[BEGIN]
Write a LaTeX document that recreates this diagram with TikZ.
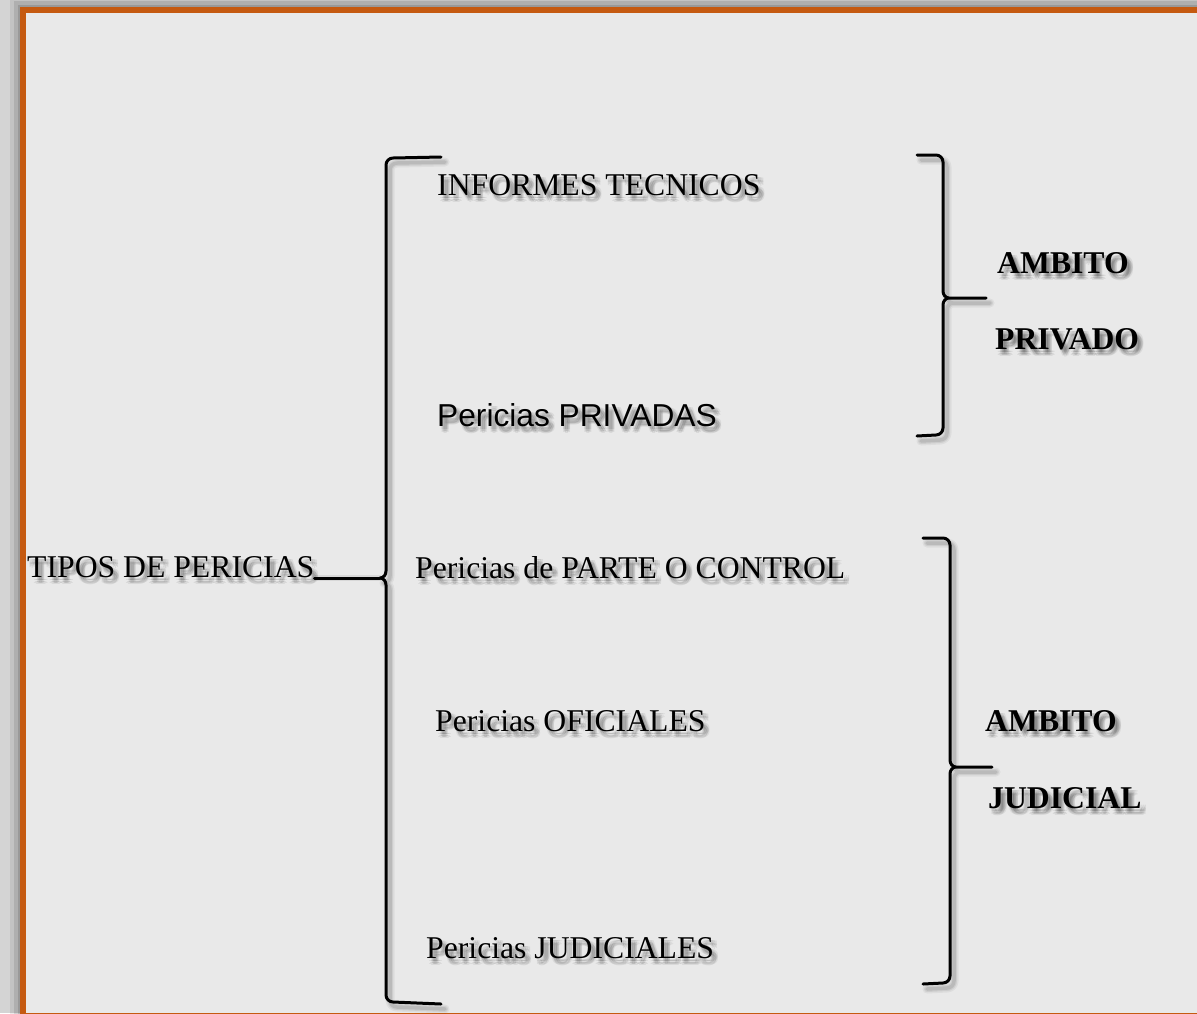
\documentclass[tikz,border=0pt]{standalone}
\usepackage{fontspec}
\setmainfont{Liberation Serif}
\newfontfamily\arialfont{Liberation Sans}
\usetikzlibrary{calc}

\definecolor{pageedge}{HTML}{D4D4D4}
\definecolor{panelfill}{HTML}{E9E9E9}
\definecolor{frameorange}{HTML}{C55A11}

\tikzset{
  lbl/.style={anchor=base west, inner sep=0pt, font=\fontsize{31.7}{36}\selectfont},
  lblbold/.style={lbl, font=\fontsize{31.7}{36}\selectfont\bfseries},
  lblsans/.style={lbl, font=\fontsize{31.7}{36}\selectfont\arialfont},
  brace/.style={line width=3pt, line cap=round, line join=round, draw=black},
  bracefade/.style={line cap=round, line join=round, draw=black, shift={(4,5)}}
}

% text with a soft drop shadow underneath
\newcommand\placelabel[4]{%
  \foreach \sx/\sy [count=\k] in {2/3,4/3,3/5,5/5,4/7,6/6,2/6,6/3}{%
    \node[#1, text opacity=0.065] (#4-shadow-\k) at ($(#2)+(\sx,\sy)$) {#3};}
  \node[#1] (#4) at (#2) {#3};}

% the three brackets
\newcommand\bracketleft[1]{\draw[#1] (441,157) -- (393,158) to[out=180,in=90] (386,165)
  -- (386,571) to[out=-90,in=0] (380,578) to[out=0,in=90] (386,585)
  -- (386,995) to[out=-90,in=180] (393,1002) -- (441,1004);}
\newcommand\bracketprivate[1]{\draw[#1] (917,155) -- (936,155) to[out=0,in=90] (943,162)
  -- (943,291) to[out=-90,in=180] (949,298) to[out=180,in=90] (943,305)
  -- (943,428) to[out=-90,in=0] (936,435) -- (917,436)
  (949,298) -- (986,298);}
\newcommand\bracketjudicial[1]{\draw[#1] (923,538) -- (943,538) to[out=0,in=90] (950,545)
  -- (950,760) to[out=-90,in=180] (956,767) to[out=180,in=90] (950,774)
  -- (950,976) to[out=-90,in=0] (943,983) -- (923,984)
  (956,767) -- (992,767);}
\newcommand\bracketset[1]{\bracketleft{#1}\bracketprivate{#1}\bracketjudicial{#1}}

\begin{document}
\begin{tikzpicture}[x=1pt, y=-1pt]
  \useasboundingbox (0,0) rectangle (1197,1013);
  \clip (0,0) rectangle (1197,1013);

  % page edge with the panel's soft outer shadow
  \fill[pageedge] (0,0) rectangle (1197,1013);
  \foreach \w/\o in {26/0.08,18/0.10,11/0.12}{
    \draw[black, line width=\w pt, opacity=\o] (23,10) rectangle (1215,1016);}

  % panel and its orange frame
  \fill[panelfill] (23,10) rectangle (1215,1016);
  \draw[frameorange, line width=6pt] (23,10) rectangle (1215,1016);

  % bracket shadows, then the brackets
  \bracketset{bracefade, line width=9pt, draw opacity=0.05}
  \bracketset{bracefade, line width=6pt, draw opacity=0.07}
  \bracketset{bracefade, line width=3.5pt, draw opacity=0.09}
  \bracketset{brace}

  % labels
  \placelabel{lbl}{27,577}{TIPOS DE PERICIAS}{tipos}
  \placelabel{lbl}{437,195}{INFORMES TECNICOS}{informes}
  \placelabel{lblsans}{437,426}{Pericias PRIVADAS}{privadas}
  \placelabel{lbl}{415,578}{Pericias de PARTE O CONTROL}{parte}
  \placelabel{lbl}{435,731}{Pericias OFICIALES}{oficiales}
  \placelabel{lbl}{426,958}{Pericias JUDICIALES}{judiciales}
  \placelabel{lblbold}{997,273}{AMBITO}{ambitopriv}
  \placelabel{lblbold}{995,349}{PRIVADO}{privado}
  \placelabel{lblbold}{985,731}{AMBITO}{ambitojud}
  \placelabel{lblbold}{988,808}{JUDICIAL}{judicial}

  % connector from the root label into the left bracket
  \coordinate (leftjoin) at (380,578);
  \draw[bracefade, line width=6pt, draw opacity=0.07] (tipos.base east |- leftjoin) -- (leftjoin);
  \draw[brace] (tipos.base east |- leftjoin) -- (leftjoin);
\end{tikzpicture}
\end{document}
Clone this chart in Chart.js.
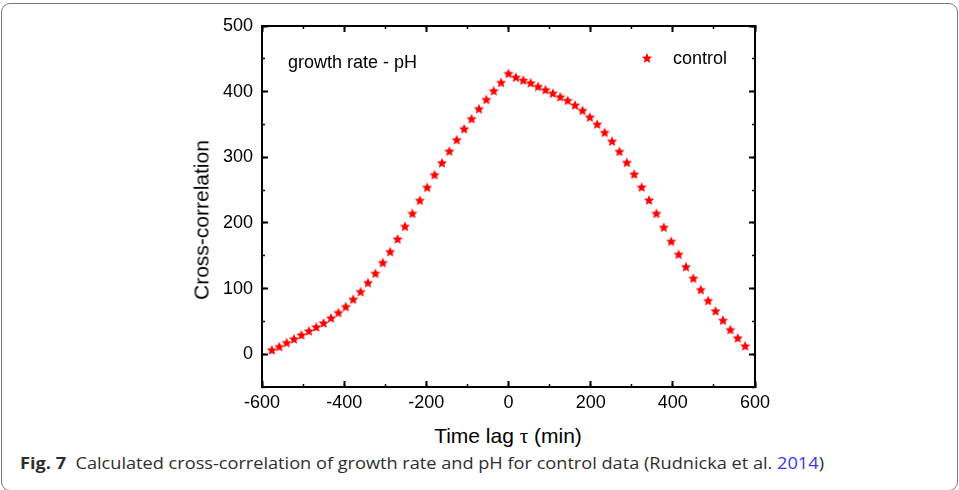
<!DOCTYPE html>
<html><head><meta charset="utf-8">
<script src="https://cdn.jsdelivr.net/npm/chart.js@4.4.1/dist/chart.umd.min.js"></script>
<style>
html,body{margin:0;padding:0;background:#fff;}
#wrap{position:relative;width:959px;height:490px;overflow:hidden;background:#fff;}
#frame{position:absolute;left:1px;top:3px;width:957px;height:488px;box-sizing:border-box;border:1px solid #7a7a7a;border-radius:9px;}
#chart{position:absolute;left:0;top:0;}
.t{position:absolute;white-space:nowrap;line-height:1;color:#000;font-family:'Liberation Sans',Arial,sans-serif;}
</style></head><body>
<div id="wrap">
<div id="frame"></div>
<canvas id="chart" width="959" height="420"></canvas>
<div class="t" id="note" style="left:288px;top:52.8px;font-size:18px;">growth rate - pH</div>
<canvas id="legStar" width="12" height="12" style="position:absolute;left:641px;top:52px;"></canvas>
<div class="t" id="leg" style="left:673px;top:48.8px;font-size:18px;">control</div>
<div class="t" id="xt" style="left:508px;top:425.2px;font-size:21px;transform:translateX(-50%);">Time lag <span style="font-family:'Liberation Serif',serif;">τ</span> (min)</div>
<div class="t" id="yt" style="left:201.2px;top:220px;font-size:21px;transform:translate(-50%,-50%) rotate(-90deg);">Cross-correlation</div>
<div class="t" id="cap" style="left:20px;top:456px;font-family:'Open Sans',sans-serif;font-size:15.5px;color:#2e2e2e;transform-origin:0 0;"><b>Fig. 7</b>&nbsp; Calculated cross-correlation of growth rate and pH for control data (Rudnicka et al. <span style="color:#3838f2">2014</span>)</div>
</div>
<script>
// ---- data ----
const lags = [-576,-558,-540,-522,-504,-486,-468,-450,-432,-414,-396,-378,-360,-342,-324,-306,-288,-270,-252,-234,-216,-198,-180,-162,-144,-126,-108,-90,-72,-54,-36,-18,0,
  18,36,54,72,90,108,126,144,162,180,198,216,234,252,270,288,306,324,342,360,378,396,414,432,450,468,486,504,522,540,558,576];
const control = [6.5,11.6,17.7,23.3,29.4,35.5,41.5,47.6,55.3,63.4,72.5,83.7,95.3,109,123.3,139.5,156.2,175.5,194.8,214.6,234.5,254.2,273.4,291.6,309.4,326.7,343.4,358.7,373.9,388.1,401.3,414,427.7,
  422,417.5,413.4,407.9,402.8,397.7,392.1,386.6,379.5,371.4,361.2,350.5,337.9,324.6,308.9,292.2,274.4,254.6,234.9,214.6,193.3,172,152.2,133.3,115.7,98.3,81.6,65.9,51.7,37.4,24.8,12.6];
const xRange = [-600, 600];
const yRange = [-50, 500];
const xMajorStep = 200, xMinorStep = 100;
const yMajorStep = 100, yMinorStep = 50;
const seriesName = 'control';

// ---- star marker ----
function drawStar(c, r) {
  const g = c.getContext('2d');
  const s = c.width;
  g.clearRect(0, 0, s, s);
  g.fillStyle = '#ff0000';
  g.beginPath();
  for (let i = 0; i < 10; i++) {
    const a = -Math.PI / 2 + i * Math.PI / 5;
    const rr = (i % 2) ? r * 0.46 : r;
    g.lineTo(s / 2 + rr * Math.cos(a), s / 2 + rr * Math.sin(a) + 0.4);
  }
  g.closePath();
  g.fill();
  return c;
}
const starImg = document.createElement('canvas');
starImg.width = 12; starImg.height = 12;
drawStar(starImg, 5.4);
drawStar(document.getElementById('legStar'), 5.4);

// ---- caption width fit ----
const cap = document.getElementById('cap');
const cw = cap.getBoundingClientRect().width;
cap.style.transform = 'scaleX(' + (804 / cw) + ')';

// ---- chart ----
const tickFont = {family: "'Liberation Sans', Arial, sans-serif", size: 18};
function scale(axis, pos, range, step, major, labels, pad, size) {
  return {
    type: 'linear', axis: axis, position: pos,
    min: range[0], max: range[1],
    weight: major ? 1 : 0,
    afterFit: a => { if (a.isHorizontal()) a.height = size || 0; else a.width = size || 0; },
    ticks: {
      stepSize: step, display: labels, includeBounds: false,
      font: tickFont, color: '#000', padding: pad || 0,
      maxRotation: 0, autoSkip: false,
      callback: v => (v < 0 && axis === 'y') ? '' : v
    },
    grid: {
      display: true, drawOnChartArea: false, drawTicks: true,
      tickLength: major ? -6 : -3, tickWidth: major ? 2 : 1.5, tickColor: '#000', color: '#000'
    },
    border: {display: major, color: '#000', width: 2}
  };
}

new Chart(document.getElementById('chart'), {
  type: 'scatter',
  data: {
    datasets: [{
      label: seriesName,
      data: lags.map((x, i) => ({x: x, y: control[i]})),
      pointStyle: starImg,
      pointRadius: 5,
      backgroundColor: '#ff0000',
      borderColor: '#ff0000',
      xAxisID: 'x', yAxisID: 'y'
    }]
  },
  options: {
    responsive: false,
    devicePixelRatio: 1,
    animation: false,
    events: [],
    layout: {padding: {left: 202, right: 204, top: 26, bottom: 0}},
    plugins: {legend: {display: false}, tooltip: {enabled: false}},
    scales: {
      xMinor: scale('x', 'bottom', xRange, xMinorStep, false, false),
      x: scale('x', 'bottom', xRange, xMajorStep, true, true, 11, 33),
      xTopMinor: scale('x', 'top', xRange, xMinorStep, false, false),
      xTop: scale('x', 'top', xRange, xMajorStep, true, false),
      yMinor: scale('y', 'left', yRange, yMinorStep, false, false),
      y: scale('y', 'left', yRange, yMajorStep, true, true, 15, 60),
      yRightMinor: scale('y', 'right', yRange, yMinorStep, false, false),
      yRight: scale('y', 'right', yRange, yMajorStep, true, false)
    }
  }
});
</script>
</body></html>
[END]
Task brief:
Using the records given above, list every line that includes the word "with".

Task response:
Write a LaTeX document that recreates this diagram with TikZ.
% text with a soft drop shadow underneath
  % page edge with the panel's soft outer shadow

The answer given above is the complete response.